When terrorists attacked a crowd on London Bridge June 3, they may have also tried to attack a part of the social order. Bridges help bond people from diverse backgrounds, allowing them to share common purposes and values in peaceful ways. Like most terrorist attacks, this one – the third in Britain in the past three months – failed to shake that social order. In fact, it renewed Britain’s trust in it.

Prime Minister Theresa May emphasized this point in her response, saying terrorism cannot be defeated alone by military intervention or other counter-terrorism operations. “It will only be defeated when we turn people’s minds away from this violence and make them understand that our values – pluralistic British values – are superior to anything offered by the preachers and supporters of hate,” she said.

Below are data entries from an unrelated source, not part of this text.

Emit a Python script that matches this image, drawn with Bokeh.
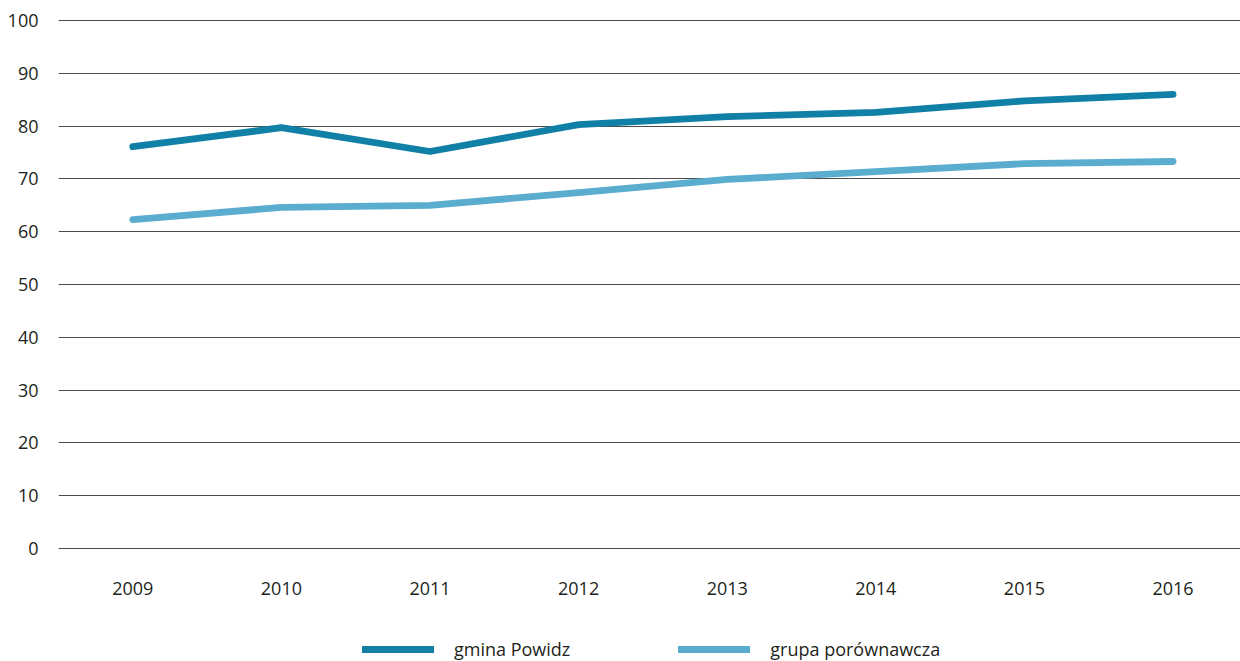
from bokeh.plotting import figure
from bokeh.models import Range1d, FixedTicker, Legend, LegendItem
from bokeh.embed import file_html
from bokeh.resources import INLINE

years = ["2009", "2010", "2011", "2012", "2013", "2014", "2015", "2016"]
gmina_powidz = [76.1, 79.7, 75.2, 80.3, 81.8, 82.6, 84.8, 86.0]
grupa_porownawcza = [62.3, 64.6, 65.0, 67.4, 69.9, 71.4, 72.9, 73.3]
y_ticks = [0, 10, 20, 30, 40, 50, 60, 70, 80, 90, 100]

x = list(range(len(years)))

# frame spans the whole lower area; the legend sits inside it below the axis labels
p = figure(width=1240, height=661, output_backend="svg", toolbar_location=None,
           x_range=Range1d(-0.5, 7.454), y_range=Range1d(-21.4, 100.2),
           min_border_left=58, min_border_right=0, min_border_top=19,
           min_border_bottom=0)
p.outline_line_color = None
p.background_fill_color = "white"
p.border_fill_color = "white"

font = "Open Sans"
for ax in (p.xaxis[0], p.yaxis[0]):
    ax.axis_line_color = None
    ax.major_tick_line_color = None
    ax.minor_tick_line_color = None
    ax.major_label_text_font = font
    ax.major_label_text_font_size = "18px"
    ax.major_label_text_color = "#231f20"

p.xaxis.ticker = FixedTicker(ticks=x)
p.xaxis.major_label_overrides = {i: y for i, y in enumerate(years)}
p.xaxis.fixed_location = -0.2
p.xaxis.major_label_standoff = 26
p.yaxis.ticker = FixedTicker(ticks=y_ticks)
p.yaxis.major_label_standoff = 14

p.xgrid.grid_line_color = None
p.ygrid.grid_line_color = "#4d4d4d"
p.ygrid.grid_line_width = 1.1
p.ygrid.ticker = FixedTicker(ticks=y_ticks)

r1 = p.line(x, gmina_powidz, line_color="#1180a6", line_width=6.8, line_cap="round", line_join="round")
r2 = p.line(x, grupa_porownawcza, line_color="#5badcf", line_width=6.8, line_cap="round", line_join="round")

legend = Legend(items=[LegendItem(label="gmina Powidz", renderers=[r1]),
                       LegendItem(label="grupa porównawcza", renderers=[r2])],
                orientation="horizontal", location=(304, 0),
                glyph_width=72, glyph_height=20, label_height=20, label_standoff=20, spacing=108,
                label_text_font=font, label_text_font_size="18px", label_text_color="#231f20",
                border_line_color=None, background_fill_alpha=0, margin=0, padding=0)
p.add_layout(legend)

open("out.html", "w").write(file_html(p, INLINE))
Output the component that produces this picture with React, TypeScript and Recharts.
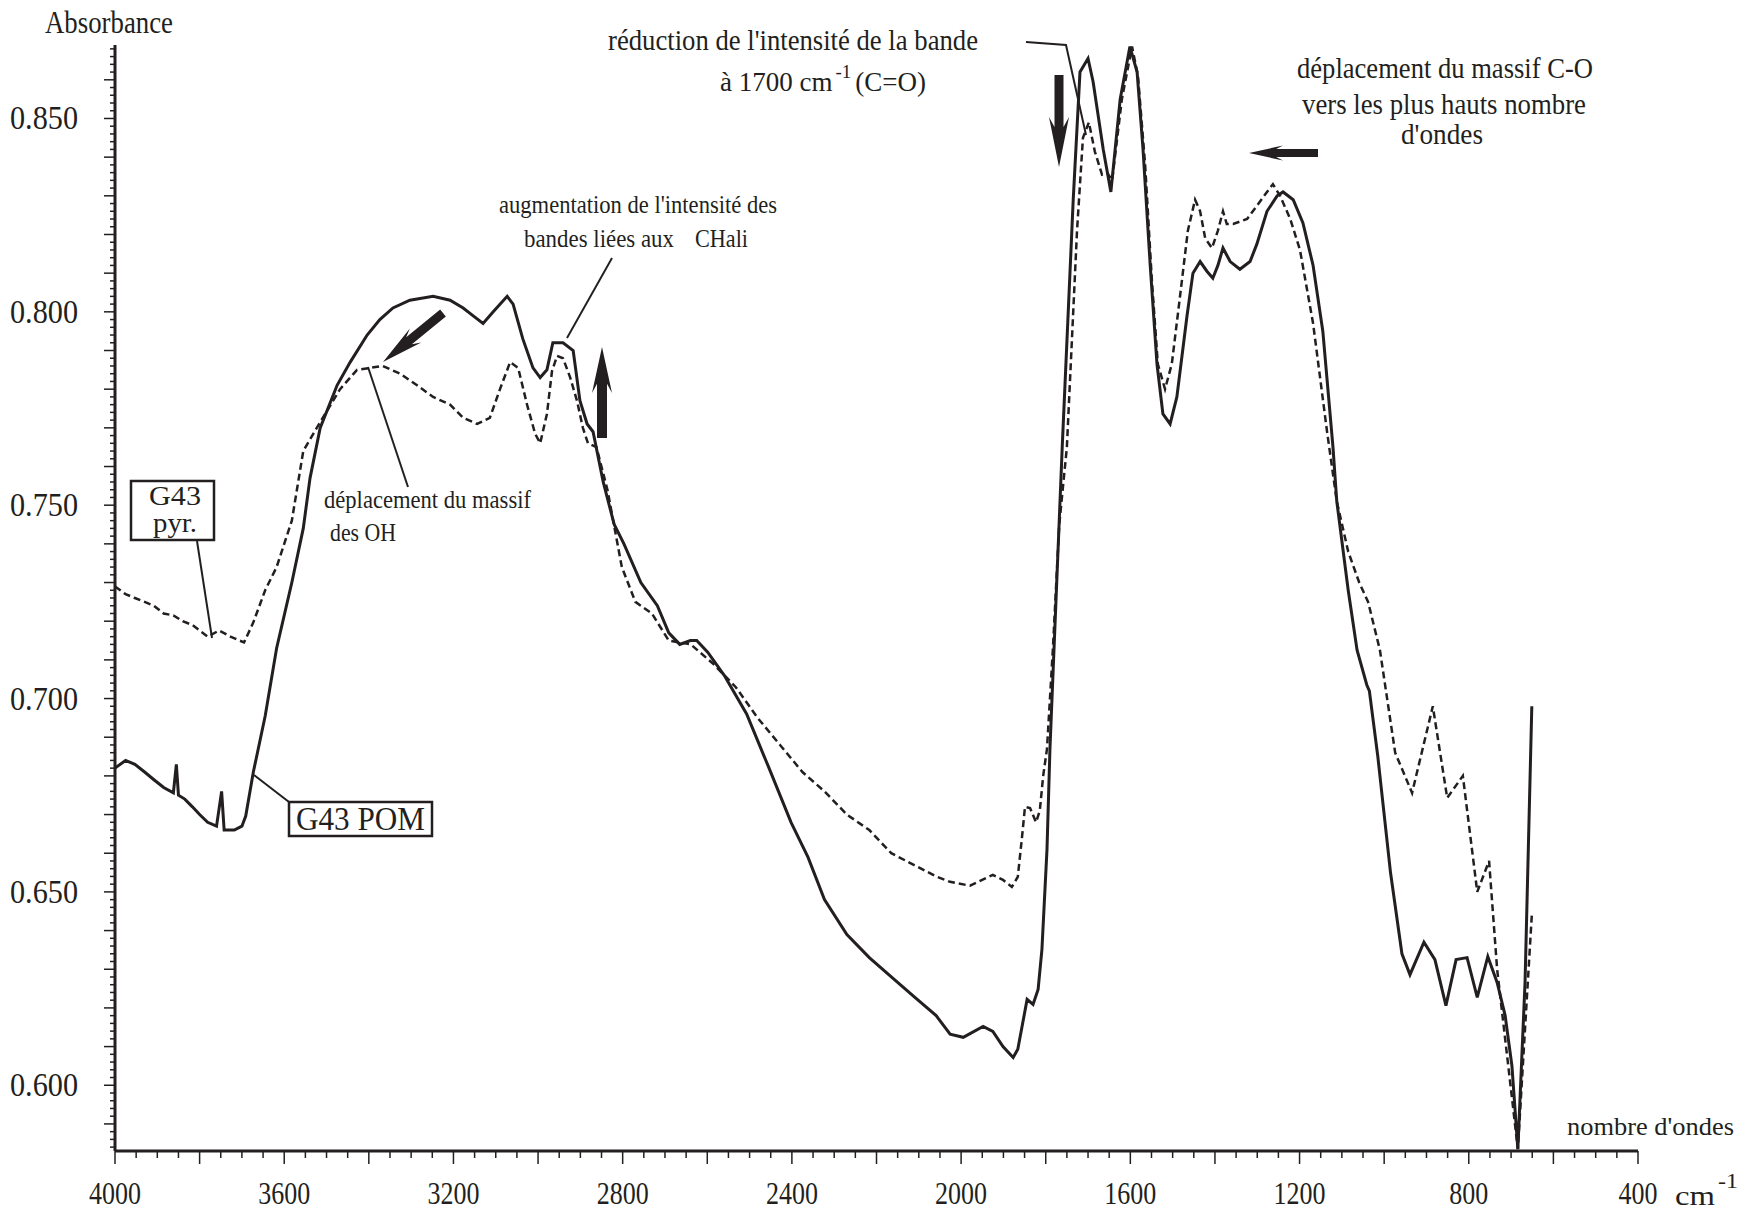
import { Line, LineChart, XAxis, YAxis } from "recharts";

// G43 POM (solid line) : wavenumber (cm-1) / absorbance
const pomWn = [
  4000, 3975, 3953, 3930, 3908, 3885, 3862, 3855, 3850, 3835, 3817, 3800, 3781, 3760, 3748, 3742, 3718, 3700,
  3691, 3673, 3645, 3618, 3582, 3555, 3539, 3515, 3475, 3444, 3404, 3374, 3343, 3303, 3248, 3208, 3177, 3154,
  3130, 3106, 3073, 3059, 3036, 3012, 2995, 2979, 2965, 2941, 2917, 2901, 2884, 2870, 2846, 2820, 2797, 2757,
  2718, 2691, 2665, 2640, 2625, 2599, 2560, 2507, 2454, 2402, 2362, 2323, 2270, 2217, 2165, 2112, 2059, 2026,
  1995, 1948, 1925, 1901, 1877, 1866, 1844, 1830, 1818, 1809, 1797, 1790, 1761, 1735, 1719, 1700, 1688, 1664,
  1646, 1624, 1601, 1584, 1570, 1553, 1537, 1523, 1506, 1490, 1466, 1452, 1435, 1419, 1405, 1393, 1381, 1364,
  1341, 1317, 1301, 1277, 1253, 1239, 1215, 1192, 1168, 1145, 1121, 1112, 1085, 1064, 1041, 1035, 1015, 985,
  958, 939, 906, 880, 854, 830, 804, 780, 755, 733, 714, 698, 684, 667, 651,
];
const pomAbs = [
  0.682, 0.684, 0.683, 0.681, 0.679, 0.677, 0.6756, 0.683, 0.675, 0.674, 0.672, 0.67, 0.668, 0.667, 0.676, 0.666,
  0.666, 0.667, 0.6696, 0.681, 0.6955, 0.713, 0.73, 0.744, 0.757, 0.77, 0.781, 0.787, 0.794, 0.798, 0.801, 0.803,
  0.804, 0.803, 0.801, 0.799, 0.797, 0.8, 0.804, 0.802, 0.793, 0.7855, 0.783, 0.785, 0.792, 0.792, 0.79, 0.777,
  0.771, 0.769, 0.756, 0.745, 0.74, 0.73, 0.724, 0.717, 0.714, 0.715, 0.715, 0.712, 0.706, 0.696, 0.682, 0.668,
  0.659, 0.648, 0.639, 0.633, 0.628, 0.623, 0.618, 0.6132, 0.6124, 0.6152, 0.6139, 0.61, 0.6072, 0.6093, 0.6222,
  0.6209, 0.6248, 0.6351, 0.661, 0.687, 0.765, 0.829, 0.862, 0.8655, 0.8595, 0.842, 0.831, 0.855, 0.8686, 0.862,
  0.842, 0.812, 0.7865, 0.7736, 0.771, 0.778, 0.799, 0.81, 0.813, 0.8105, 0.8087, 0.812, 0.8165, 0.813, 0.811,
  0.813, 0.8175, 0.826, 0.83, 0.831, 0.829, 0.823, 0.812, 0.795, 0.765, 0.751, 0.728, 0.7125, 0.7035, 0.702,
  0.685, 0.655, 0.634, 0.6286, 0.637, 0.6325, 0.6206, 0.6325, 0.633, 0.6227, 0.6333, 0.6266, 0.618, 0.605, 0.5835,
  0.6266, 0.698,
];

// G43 pyr. (dashed line)
const pyrWn = [
  4000, 3975, 3953, 3930, 3908, 3885, 3862, 3840, 3817, 3781, 3754, 3727, 3695, 3673, 3645, 3618, 3582, 3555,
  3523, 3468, 3428, 3397, 3367, 3326, 3286, 3248, 3208, 3177, 3144, 3114, 3090, 3066, 3047, 3026, 3007, 2995,
  2979, 2967, 2955, 2941, 2924, 2908, 2894, 2882, 2862, 2836, 2802, 2770, 2731, 2691, 2639, 2586, 2533, 2481,
  2428, 2375, 2323, 2270, 2217, 2165, 2112, 2059, 2026, 1979, 1925, 1901, 1880, 1866, 1856, 1849, 1837, 1823,
  1814, 1806, 1797, 1783, 1768, 1750, 1726, 1712, 1698, 1684, 1667, 1655, 1643, 1620, 1596, 1582, 1565, 1549,
  1535, 1518, 1502, 1483, 1464, 1447, 1435, 1423, 1407, 1393, 1381, 1372, 1357, 1324, 1293, 1277, 1263, 1246,
  1222, 1199, 1168, 1135, 1112, 1085, 1059, 1038, 1010, 974, 934, 885, 851, 814, 780, 752, 733, 684, 651,
];
const pyrAbs = [
  0.729, 0.727, 0.726, 0.725, 0.724, 0.722, 0.7215, 0.72, 0.719, 0.716, 0.7176, 0.716, 0.7145, 0.7197, 0.728,
  0.734, 0.746, 0.764, 0.77, 0.78, 0.785, 0.7855, 0.786, 0.784, 0.781, 0.778, 0.776, 0.7726, 0.771, 0.7726, 0.78,
  0.787, 0.7855, 0.776, 0.7685, 0.766, 0.7736, 0.7847, 0.7886, 0.788, 0.783, 0.777, 0.77, 0.766, 0.765, 0.754,
  0.734, 0.725, 0.722, 0.715, 0.714, 0.709, 0.703, 0.695, 0.688, 0.681, 0.676, 0.67, 0.666, 0.66, 0.657, 0.654,
  0.6526, 0.6516, 0.6544, 0.6531, 0.6513, 0.6539, 0.6642, 0.672, 0.6717, 0.668, 0.671, 0.68, 0.687, 0.713, 0.745,
  0.765, 0.821, 0.845, 0.849, 0.8415, 0.8355, 0.836, 0.834, 0.855, 0.8686, 0.861, 0.838, 0.808, 0.7865, 0.78,
  0.7865, 0.8036, 0.821, 0.829, 0.826, 0.819, 0.8165, 0.821, 0.826, 0.8227, 0.8227, 0.824, 0.8286, 0.831, 0.833,
  0.83, 0.824, 0.816, 0.797, 0.769, 0.751, 0.738, 0.73, 0.725, 0.7125, 0.686, 0.6756, 0.698, 0.6743, 0.68, 0.65,
  0.658, 0.63, 0.5835, 0.644,
];

const xLabels = [4000, 3600, 3200, 2800, 2400, 2000, 1600, 1200, 800, 400];
const yLabels = [0.6, 0.65, 0.7, 0.75, 0.8, 0.85];

const pomData = pomWn.map((wn, i) => ({ wn, v: pomAbs[i] }));
const pyrData = pyrWn.map((wn, i) => ({ wn, v: pyrAbs[i] }));

// minor ticks every 50 cm-1 and every 0.002
const xTicks: number[] = [];
for (let w = 400; w <= 4000; w += 50) xTicks.push(w);
const yTicks: number[] = [];
for (let k = 292; k <= 434; k++) yTicks.push(k / 500);

const INK = "#231f20";
const FONT = "'Liberation Serif', 'Times New Roman', serif";

function XTick(props: any) {
  const { x, y, payload } = props;
  const v = payload.value;
  const long = v % 200 === 0;
  const s = String(v);
  return (
    <g>
      <line x1={x} x2={x} y1={y} y2={y + (long ? 13 : 7)} stroke={INK} strokeWidth={1.5} />
      {xLabels.includes(v) && (
        <text x={x} y={y + 53} textAnchor="middle" fill={INK} fontFamily={FONT} fontSize={32}
          textLength={13 * s.length} lengthAdjust="spacingAndGlyphs">
          {s}
        </text>
      )}
    </g>
  );
}

function YTick(props: any) {
  const { x, y, payload } = props;
  const k = Math.round(payload.value * 1000);
  const long = k % 10 === 0;
  const label = yLabels.some((l) => Math.round(l * 1000) === k);
  return (
    <g>
      <line x1={x} x2={x - (long ? 11 : 5)} y1={y} y2={y} stroke={INK} strokeWidth={1.5} />
      {label && (
        <text x={x - 37} y={y + 11} textAnchor="end" fill={INK} fontFamily={FONT} fontSize={33}
          textLength={68} lengthAdjust="spacingAndGlyphs">
          {(k / 1000).toFixed(3)}
        </text>
      )}
    </g>
  );
}

// filled arrow from tail to tip
function arrow(x1: number, y1: number, x2: number, y2: number, sw: number, hl: number, hw: number) {
  const dx = x2 - x1, dy = y2 - y1;
  const len = Math.hypot(dx, dy);
  const ux = dx / len, uy = dy / len;
  const nx = -uy, ny = ux;
  const p = (a: number, b: number) => `${x1 + ux * a + nx * b},${y1 + uy * a + ny * b}`;
  const back = len - hl;
  const notch = len - hl * 0.8;
  return [
    p(len, 0), p(back, hw / 2), p(notch, sw / 2), p(0, sw / 2),
    p(0, -sw / 2), p(notch, -sw / 2), p(back, -hw / 2),
  ].join(" ");
}

function T(props: any) {
  const { children, ...rest } = props;
  return (
    <text fill={INK} fontFamily={FONT} lengthAdjust="spacingAndGlyphs" {...rest}>
      {children}
    </text>
  );
}

function Annotations() {
  return (
    <svg width={1747} height={1213} style={{ position: "absolute", left: 0, top: 0, pointerEvents: "none" }}>
      <T x={45} y={33} fontSize={31} textLength={128}>Absorbance</T>
      <T x={1567} y={1135} fontSize={26} textLength={167}>nombre d'ondes</T>
      <T x={1675} y={1205} fontSize={28} textLength={40}>cm</T>
      <T x={1718} y={1188} fontSize={22} textLength={20}>-1</T>

      {/* C=O */}
      <T x={608} y={50} fontSize={29} textLength={370}>réduction de l'intensité de la bande</T>
      <text x={720} y={91} fill={INK} fontFamily={FONT} fontSize={27}>
        à 1700 cm
        <tspan dx={3} dy={-13} fontSize={19}>-1</tspan>
        <tspan dx={4} dy={13}>(C=O)</tspan>
      </text>
      <polyline points="1026,42 1066,45 1086,135" fill="none" stroke={INK} strokeWidth={2} />
      <polygon points={arrow(1059, 75, 1059, 167, 9, 50, 20)} fill={INK} />

      {/* C-O */}
      <T x={1297} y={78} fontSize={30} textLength={296}>déplacement du massif C-O</T>
      <T x={1302} y={114} fontSize={29} textLength={284}>vers les plus hauts nombre</T>
      <T x={1401} y={144} fontSize={29} textLength={82}>d'ondes</T>
      <polygon points={arrow(1318, 153, 1249, 153, 8, 34, 15)} fill={INK} />

      {/* CHali */}
      <T x={499} y={213} fontSize={26} textLength={278}>augmentation de l'intensité des</T>
      <T x={524} y={247} fontSize={26} textLength={150}>bandes liées aux</T>
      <T x={695} y={247} fontSize={26} textLength={53}>CHali</T>
      <line x1={612} y1={258} x2={567} y2={338} stroke={INK} strokeWidth={2} />
      <polygon points={arrow(602, 438, 602, 347, 10, 46, 20)} fill={INK} />

      {/* OH */}
      <T x={324} y={508} fontSize={26} textLength={207}>déplacement du massif</T>
      <T x={330} y={541} fontSize={26} textLength={66}>des OH</T>
      <line x1={368} y1={367} x2={408} y2={487} stroke={INK} strokeWidth={2} />
      <polygon points={arrow(443, 313, 383, 362, 9, 42, 18)} fill={INK} />

      {/* sample labels */}
      <rect x={131} y={481} width={83} height={59} fill="#fff" stroke={INK} strokeWidth={2.5} />
      <T x={175} y={505} fontSize={27} textAnchor="middle" textLength={52}>G43</T>
      <T x={175} y={532} fontSize={27} textAnchor="middle" textLength={44}>pyr.</T>
      <line x1={197} y1={541} x2={212} y2={638} stroke={INK} strokeWidth={2} />

      <rect x={289} y={802} width={143} height={34} fill="#fff" stroke={INK} strokeWidth={2.5} />
      <T x={296} y={830} fontSize={33} textLength={129}>G43 POM</T>
      <line x1={289} y1={802} x2={254} y2={775} stroke={INK} strokeWidth={2} />
    </svg>
  );
}

export default function App() {
  return (
    <div style={{ position: "absolute", left: 0, top: 0, width: 1747, height: 1213, background: "#fff" }}>
      <LineChart width={1747} height={1213} margin={{ top: 45, right: 109, bottom: 2, left: 15 }}>
        <XAxis
          type="number"
          dataKey="wn"
          domain={[400, 4000]}
          reversed
          allowDataOverflow
          ticks={xTicks}
          interval={0}
          height={60}
          tickSize={0}
          tickMargin={0}
          tickLine={false}
          tick={<XTick />}
          axisLine={{ stroke: INK, strokeWidth: 3 }}
        />
        <YAxis
          type="number"
          domain={[0.583, 0.869]}
          allowDataOverflow
          ticks={yTicks}
          interval={0}
          width={100}
          tickSize={0}
          tickMargin={0}
          tickLine={false}
          tick={<YTick />}
          axisLine={{ stroke: INK, strokeWidth: 3 }}
        />
        <Line
          data={pyrData}
          dataKey="v"
          type="linear"
          stroke={INK}
          strokeWidth={2.5}
          strokeDasharray="7 4"
          dot={false}
          isAnimationActive={false}
        />
        <Line
          data={pomData}
          dataKey="v"
          type="linear"
          stroke={INK}
          strokeWidth={3}
          dot={false}
          isAnimationActive={false}
        />
      </LineChart>
      <Annotations />
    </div>
  );
}
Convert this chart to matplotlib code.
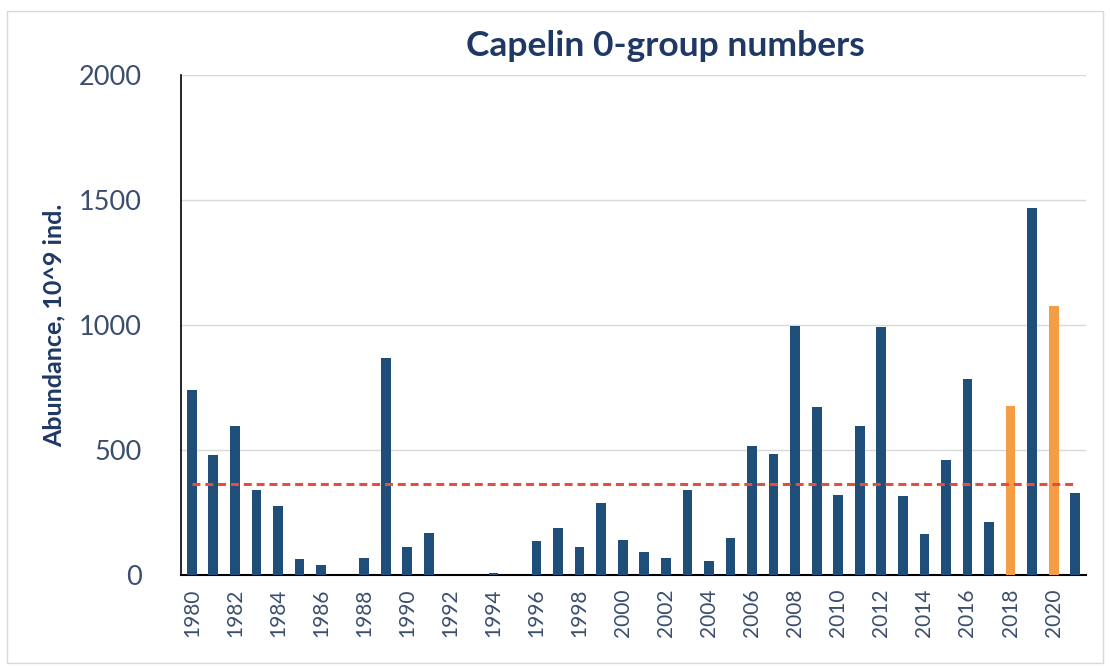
import matplotlib.pyplot as plt
from matplotlib.patches import Rectangle

# data (10^9 individuals)
years = list(range(1980, 2022))
abundance = [740, 480, 596, 340, 276, 64, 40, 0, 68, 868,
             112, 168, 0, 0, 10, 0, 136, 188, 112, 288,
             140, 92, 68, 340, 56, 148, 516, 484, 996, 672,
             320, 596, 992, 316, 164, 460, 784, 212, 676, 1468,
             1076, 328]
highlight_years = [2018, 2020]
mean_level = 366

navy = '#1F4E79'
orange = '#F59D45'
text_blue = '#1F3864'
tick_grey = '#3B4E6E'


def plot_capelin():
    plt.rcParams['font.family'] = ['Lato', 'DejaVu Sans']

    fig = plt.figure(figsize=(11.1, 6.66), dpi=100)
    ax = fig.add_axes([181 / 1110, 1 - 575 / 666, (1086 - 181) / 1110, 500 / 666])

    # faint frame around the chart area
    fig.patches.append(Rectangle((7 / 1110, 0.005), 1 - 14 / 1110, 1 - 14 / 666,
                                 transform=fig.transFigure, fill=False,
                                 edgecolor='#D9D9D9', linewidth=1))

    x = list(range(len(years)))
    colors = [orange if y in highlight_years else navy for y in years]
    ax.bar(x, abundance, width=0.45, color=colors, zorder=3)

    ax.plot(x, [mean_level] * len(x), color='#E05040', linestyle='--',
            linewidth=2.2, dashes=(2.6, 1.6), zorder=4)

    ax.set_xlim(-0.5, len(years) - 0.5)
    ax.set_ylim(0, 2000)
    ax.set_yticks([0, 500, 1000, 1500, 2000])
    ax.yaxis.grid(True, color='#D9D9D9', linewidth=1, zorder=0)

    ax.set_xticks(x[::2])
    ax.set_xticklabels([str(y) for y in years[::2]], rotation=90)
    ax.tick_params(axis='x', length=0, pad=10, labelsize=15, labelcolor=tick_grey)
    ax.tick_params(axis='y', length=0, pad=28, labelsize=19.5, labelcolor=tick_grey)

    for side in ['top', 'right']:
        ax.spines[side].set_visible(False)
    ax.spines['left'].set_color('black')
    ax.spines['bottom'].set_color('black')
    ax.spines['left'].set_linewidth(1.2)
    ax.spines['bottom'].set_linewidth(1.5)

    ax.set_ylabel('Abundance, 10^9 ind.', fontsize=18, fontweight='bold',
                  color=text_blue, labelpad=10)
    fig.text(0.599, 0.931, 'Capelin 0-group numbers', fontsize=25.5,
             fontweight='bold', color=text_blue, ha='center', va='center')

    fig.savefig('out.png', dpi=100)


if __name__ == '__main__':
    plot_capelin()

Like bridges, free and fair elections are also part of the social order. Ms. May was wise to say the attack would not delay parliamentary elections set for June 8. The attack should not split British society apart, especially in raising suspicions about the Muslim minority. “[T]he whole of our country needs to come together to take on this extremism, and we need to live our lives not in a series of separated, segregated communities, but as one truly United Kingdom,” she said. 

Similar statements were heard in Afghanistan in recent days after terrorists killed some 117 people in the capital, Kabul, with bomb blasts. The Afghan government said such actions go “against the values of humanity as well as values of peaceful Afghans.” A former vice president and leader of the Islamic Unity Party, Mohammad Karim Khalili, went even further, saying the bombings also violate Islamic values.

In both Britain and Afghanistan, the common call was for unity, not just against extremist ideology but to join in ensuring safety and renewing civic life built on such values as freedom and individual rights. In Afghanistan, hundreds of people took to the streets to demand a unified government, or at least one less factionalized than the one under President Ashraf Ghani.

Social order is best built from the people up, relying on shared ideals of peace and respect rather than an over-reliance on surveillance from government. Compliance with security measures – such as airport screenings – are more accepted when people understand the common good is at stake. 

The best response after a terrorist strike is to build more bridges that bond people.